Directive :: Return the material below in full and exactly.
[Start]
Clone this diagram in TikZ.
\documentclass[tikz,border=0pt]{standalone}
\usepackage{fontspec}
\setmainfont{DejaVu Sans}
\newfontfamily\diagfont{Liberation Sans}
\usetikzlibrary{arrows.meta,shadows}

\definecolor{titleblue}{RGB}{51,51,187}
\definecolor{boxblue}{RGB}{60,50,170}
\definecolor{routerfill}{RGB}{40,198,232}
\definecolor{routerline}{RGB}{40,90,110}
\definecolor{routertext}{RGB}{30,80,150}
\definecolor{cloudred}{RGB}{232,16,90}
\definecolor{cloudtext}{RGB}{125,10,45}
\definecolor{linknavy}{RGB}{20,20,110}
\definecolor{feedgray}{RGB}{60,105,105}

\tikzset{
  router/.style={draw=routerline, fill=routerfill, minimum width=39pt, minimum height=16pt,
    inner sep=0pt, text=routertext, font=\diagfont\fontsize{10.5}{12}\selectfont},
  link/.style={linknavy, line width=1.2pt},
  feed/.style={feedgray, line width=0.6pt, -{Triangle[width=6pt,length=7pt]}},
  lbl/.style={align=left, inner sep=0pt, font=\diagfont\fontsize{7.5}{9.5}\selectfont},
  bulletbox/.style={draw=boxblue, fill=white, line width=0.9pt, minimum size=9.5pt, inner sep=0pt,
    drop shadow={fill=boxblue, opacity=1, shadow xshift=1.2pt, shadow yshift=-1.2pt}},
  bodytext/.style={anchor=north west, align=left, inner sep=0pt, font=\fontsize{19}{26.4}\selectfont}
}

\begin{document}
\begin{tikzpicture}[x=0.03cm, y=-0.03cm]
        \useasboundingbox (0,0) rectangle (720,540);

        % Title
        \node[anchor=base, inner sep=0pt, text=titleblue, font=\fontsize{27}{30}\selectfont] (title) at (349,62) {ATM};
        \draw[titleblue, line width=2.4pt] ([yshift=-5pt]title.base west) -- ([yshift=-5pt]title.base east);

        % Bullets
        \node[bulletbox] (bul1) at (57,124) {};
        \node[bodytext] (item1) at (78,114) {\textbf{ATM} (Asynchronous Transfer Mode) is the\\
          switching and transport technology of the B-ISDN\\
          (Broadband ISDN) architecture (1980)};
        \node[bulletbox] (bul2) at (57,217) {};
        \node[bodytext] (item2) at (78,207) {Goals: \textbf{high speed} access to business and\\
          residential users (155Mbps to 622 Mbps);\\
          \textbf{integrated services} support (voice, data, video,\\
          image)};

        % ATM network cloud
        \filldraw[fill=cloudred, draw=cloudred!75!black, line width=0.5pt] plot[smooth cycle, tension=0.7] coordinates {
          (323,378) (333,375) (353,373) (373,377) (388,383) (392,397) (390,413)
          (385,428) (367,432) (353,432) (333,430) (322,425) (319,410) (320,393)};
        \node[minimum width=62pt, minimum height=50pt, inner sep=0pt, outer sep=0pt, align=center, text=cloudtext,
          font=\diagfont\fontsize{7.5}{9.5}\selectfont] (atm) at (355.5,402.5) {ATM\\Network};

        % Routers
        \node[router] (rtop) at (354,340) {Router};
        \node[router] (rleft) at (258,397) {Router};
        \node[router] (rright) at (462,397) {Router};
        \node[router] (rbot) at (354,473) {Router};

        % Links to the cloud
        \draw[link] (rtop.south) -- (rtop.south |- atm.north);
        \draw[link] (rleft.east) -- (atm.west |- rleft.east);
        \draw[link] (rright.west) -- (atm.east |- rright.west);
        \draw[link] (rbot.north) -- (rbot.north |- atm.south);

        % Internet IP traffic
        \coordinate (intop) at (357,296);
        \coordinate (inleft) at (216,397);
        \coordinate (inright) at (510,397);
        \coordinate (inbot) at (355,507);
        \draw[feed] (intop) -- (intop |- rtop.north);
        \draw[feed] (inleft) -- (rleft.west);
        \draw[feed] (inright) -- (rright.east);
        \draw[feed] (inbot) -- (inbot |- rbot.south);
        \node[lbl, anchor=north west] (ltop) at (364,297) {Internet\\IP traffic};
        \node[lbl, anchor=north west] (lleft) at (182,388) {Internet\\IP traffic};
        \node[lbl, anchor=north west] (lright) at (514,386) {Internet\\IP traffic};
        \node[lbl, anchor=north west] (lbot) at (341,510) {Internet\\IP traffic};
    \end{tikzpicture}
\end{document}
[End]
Final result ::
Clone this diagram in TikZ.
\documentclass[tikz,border=0pt]{standalone}
\usepackage{fontspec}
\setmainfont{DejaVu Sans}
\newfontfamily\diagfont{Liberation Sans}
\usetikzlibrary{arrows.meta,shadows}

\definecolor{titleblue}{RGB}{51,51,187}
\definecolor{boxblue}{RGB}{60,50,170}
\definecolor{routerfill}{RGB}{40,198,232}
\definecolor{routerline}{RGB}{40,90,110}
\definecolor{routertext}{RGB}{30,80,150}
\definecolor{cloudred}{RGB}{232,16,90}
\definecolor{cloudtext}{RGB}{125,10,45}
\definecolor{linknavy}{RGB}{20,20,110}
\definecolor{feedgray}{RGB}{60,105,105}

\tikzset{
  router/.style={draw=routerline, fill=routerfill, minimum width=39pt, minimum height=16pt,
    inner sep=0pt, text=routertext, font=\diagfont\fontsize{10.5}{12}\selectfont},
  link/.style={linknavy, line width=1.2pt},
  feed/.style={feedgray, line width=0.6pt, -{Triangle[width=6pt,length=7pt]}},
  lbl/.style={align=left, inner sep=0pt, font=\diagfont\fontsize{7.5}{9.5}\selectfont},
  bulletbox/.style={draw=boxblue, fill=white, line width=0.9pt, minimum size=9.5pt, inner sep=0pt,
    drop shadow={fill=boxblue, opacity=1, shadow xshift=1.2pt, shadow yshift=-1.2pt}},
  bodytext/.style={anchor=north west, align=left, inner sep=0pt, font=\fontsize{19}{26.4}\selectfont}
}

\begin{document}
\begin{tikzpicture}[x=0.03cm, y=-0.03cm]
        \useasboundingbox (0,0) rectangle (720,540);

        % Title
        \node[anchor=base, inner sep=0pt, text=titleblue, font=\fontsize{27}{30}\selectfont] (title) at (349,62) {ATM};
        \draw[titleblue, line width=2.4pt] ([yshift=-5pt]title.base west) -- ([yshift=-5pt]title.base east);

        % Bullets
        \node[bulletbox] (bul1) at (57,124) {};
        \node[bodytext] (item1) at (78,114) {\textbf{ATM} (Asynchronous Transfer Mode) is the\\
          switching and transport technology of the B-ISDN\\
          (Broadband ISDN) architecture (1980)};
        \node[bulletbox] (bul2) at (57,217) {};
        \node[bodytext] (item2) at (78,207) {Goals: \textbf{high speed} access to business and\\
          residential users (155Mbps to 622 Mbps);\\
          \textbf{integrated services} support (voice, data, video,\\
          image)};

        % ATM network cloud
        \filldraw[fill=cloudred, draw=cloudred!75!black, line width=0.5pt] plot[smooth cycle, tension=0.7] coordinates {
          (323,378) (333,375) (353,373) (373,377) (388,383) (392,397) (390,413)
          (385,428) (367,432) (353,432) (333,430) (322,425) (319,410) (320,393)};
        \node[minimum width=62pt, minimum height=50pt, inner sep=0pt, outer sep=0pt, align=center, text=cloudtext,
          font=\diagfont\fontsize{7.5}{9.5}\selectfont] (atm) at (355.5,402.5) {ATM\\Network};

        % Routers
        \node[router] (rtop) at (354,340) {Router};
        \node[router] (rleft) at (258,397) {Router};
        \node[router] (rright) at (462,397) {Router};
        \node[router] (rbot) at (354,473) {Router};

        % Links to the cloud
        \draw[link] (rtop.south) -- (rtop.south |- atm.north);
        \draw[link] (rleft.east) -- (atm.west |- rleft.east);
        \draw[link] (rright.west) -- (atm.east |- rright.west);
        \draw[link] (rbot.north) -- (rbot.north |- atm.south);

        % Internet IP traffic
        \coordinate (intop) at (357,296);
        \coordinate (inleft) at (216,397);
        \coordinate (inright) at (510,397);
        \coordinate (inbot) at (355,507);
        \draw[feed] (intop) -- (intop |- rtop.north);
        \draw[feed] (inleft) -- (rleft.west);
        \draw[feed] (inright) -- (rright.east);
        \draw[feed] (inbot) -- (inbot |- rbot.south);
        \node[lbl, anchor=north west] (ltop) at (364,297) {Internet\\IP traffic};
        \node[lbl, anchor=north west] (lleft) at (182,388) {Internet\\IP traffic};
        \node[lbl, anchor=north west] (lright) at (514,386) {Internet\\IP traffic};
        \node[lbl, anchor=north west] (lbot) at (341,510) {Internet\\IP traffic};
    \end{tikzpicture}
\end{document}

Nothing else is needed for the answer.